TASK INPUT:
>> Begin

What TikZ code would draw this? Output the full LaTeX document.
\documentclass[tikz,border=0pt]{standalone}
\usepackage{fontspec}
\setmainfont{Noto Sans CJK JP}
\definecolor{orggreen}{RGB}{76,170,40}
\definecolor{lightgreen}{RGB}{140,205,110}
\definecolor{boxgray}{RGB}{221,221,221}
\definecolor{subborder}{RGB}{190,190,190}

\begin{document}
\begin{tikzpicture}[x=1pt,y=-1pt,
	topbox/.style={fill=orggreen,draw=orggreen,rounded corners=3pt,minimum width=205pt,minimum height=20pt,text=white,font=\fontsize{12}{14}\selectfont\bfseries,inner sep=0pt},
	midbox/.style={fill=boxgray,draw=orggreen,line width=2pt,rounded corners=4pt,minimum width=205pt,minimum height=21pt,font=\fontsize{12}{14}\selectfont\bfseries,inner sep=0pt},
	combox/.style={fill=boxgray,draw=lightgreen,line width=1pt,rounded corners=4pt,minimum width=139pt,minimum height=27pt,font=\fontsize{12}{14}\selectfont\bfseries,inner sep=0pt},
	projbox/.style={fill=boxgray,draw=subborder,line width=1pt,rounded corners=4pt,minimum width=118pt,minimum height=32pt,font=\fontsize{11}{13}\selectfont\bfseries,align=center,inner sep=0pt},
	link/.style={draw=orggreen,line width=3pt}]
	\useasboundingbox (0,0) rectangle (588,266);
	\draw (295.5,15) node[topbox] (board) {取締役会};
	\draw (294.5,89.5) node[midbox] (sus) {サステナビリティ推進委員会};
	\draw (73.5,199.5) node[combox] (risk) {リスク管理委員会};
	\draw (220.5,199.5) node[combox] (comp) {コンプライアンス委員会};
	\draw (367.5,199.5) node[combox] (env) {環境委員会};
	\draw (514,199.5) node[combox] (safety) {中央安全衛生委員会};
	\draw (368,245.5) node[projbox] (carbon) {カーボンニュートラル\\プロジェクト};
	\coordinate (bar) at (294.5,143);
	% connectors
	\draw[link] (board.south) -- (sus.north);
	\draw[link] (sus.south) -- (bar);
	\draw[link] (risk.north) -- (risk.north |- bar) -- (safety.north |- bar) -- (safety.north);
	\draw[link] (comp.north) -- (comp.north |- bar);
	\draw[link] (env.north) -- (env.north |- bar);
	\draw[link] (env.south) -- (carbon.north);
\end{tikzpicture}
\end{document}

>> End
>> Begin

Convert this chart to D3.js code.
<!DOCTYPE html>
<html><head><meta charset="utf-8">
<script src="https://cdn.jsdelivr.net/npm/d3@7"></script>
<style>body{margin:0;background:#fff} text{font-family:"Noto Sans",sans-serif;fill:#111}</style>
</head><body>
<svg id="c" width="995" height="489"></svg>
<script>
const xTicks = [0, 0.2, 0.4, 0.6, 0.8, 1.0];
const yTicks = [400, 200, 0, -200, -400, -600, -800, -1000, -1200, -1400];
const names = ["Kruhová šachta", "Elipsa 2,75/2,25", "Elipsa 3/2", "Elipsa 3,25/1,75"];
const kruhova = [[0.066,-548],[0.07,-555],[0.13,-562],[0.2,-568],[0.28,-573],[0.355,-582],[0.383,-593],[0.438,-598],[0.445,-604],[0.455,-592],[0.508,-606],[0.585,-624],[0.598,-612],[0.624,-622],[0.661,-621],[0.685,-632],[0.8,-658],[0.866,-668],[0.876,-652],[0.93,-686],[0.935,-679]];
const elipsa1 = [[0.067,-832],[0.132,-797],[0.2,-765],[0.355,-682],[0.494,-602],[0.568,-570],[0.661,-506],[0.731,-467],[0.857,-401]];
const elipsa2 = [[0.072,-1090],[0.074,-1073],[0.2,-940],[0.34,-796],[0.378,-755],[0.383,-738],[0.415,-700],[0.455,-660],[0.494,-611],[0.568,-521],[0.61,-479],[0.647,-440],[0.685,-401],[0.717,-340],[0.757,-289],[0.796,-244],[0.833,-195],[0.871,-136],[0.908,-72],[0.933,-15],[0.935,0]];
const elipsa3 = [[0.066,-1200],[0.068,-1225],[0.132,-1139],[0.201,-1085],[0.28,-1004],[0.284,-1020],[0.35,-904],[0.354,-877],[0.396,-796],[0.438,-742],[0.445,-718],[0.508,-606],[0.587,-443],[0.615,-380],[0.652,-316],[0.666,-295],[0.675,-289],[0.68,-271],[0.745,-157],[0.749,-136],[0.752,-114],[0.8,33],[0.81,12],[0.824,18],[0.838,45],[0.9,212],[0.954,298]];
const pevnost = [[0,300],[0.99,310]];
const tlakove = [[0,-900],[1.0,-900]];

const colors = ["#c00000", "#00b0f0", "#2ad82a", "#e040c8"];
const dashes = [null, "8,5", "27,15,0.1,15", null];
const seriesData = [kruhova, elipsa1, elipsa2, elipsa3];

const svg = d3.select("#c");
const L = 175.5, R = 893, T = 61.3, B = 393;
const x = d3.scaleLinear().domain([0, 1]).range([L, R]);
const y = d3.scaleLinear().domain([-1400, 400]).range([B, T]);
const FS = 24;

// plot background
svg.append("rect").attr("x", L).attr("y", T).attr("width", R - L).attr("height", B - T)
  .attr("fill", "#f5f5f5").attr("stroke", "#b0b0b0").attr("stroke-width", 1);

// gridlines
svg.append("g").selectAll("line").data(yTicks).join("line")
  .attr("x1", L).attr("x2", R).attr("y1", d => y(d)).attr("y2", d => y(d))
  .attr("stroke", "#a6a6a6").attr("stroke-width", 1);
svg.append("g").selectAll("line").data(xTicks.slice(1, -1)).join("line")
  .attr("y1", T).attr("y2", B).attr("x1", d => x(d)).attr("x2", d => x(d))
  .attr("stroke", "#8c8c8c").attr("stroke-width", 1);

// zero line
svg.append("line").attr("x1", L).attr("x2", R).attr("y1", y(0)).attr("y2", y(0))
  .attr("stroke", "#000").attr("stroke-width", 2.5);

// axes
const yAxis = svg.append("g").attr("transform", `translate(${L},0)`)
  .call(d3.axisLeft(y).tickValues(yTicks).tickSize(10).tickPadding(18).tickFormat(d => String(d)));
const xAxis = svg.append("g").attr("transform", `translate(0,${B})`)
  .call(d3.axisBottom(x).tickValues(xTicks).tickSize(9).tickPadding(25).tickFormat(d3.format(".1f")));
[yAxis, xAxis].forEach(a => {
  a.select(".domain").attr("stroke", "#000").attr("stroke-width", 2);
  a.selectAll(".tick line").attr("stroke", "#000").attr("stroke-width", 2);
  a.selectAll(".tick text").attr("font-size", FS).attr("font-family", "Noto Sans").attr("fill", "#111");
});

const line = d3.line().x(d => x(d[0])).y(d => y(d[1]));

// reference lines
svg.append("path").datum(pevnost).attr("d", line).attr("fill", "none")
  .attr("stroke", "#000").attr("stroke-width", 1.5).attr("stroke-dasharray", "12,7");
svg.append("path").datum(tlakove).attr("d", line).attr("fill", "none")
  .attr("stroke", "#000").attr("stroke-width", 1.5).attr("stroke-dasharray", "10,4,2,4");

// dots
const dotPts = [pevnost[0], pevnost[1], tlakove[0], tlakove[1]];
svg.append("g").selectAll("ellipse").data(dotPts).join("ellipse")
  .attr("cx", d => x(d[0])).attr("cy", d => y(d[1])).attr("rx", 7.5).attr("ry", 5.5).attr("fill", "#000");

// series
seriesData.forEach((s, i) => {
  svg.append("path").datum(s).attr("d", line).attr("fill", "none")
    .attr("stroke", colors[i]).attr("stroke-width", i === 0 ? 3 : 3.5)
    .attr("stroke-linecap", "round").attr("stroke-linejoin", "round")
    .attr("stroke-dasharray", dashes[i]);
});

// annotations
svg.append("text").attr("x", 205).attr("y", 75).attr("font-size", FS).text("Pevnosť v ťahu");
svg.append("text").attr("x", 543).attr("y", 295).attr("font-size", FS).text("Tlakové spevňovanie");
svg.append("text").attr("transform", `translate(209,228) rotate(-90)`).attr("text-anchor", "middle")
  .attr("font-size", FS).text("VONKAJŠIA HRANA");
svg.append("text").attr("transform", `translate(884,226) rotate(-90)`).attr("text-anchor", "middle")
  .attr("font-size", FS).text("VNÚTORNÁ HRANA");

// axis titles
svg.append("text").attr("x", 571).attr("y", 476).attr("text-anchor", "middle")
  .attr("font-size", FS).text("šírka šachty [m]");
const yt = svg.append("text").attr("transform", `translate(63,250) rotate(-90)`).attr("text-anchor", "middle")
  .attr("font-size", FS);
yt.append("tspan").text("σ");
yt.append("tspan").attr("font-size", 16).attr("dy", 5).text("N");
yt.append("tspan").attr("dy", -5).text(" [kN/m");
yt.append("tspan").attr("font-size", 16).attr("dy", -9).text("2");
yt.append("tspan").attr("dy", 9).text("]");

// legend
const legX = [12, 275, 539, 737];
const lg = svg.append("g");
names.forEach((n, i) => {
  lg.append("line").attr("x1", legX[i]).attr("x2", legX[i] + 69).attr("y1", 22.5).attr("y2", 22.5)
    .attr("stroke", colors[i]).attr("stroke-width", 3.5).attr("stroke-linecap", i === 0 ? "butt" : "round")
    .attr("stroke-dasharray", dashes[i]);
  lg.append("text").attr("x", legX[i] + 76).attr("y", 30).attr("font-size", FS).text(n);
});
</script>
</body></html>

>> End

Identify how many lines in the entries above include the string "code", then state that number alone.

FINISHED EXERCISE: 2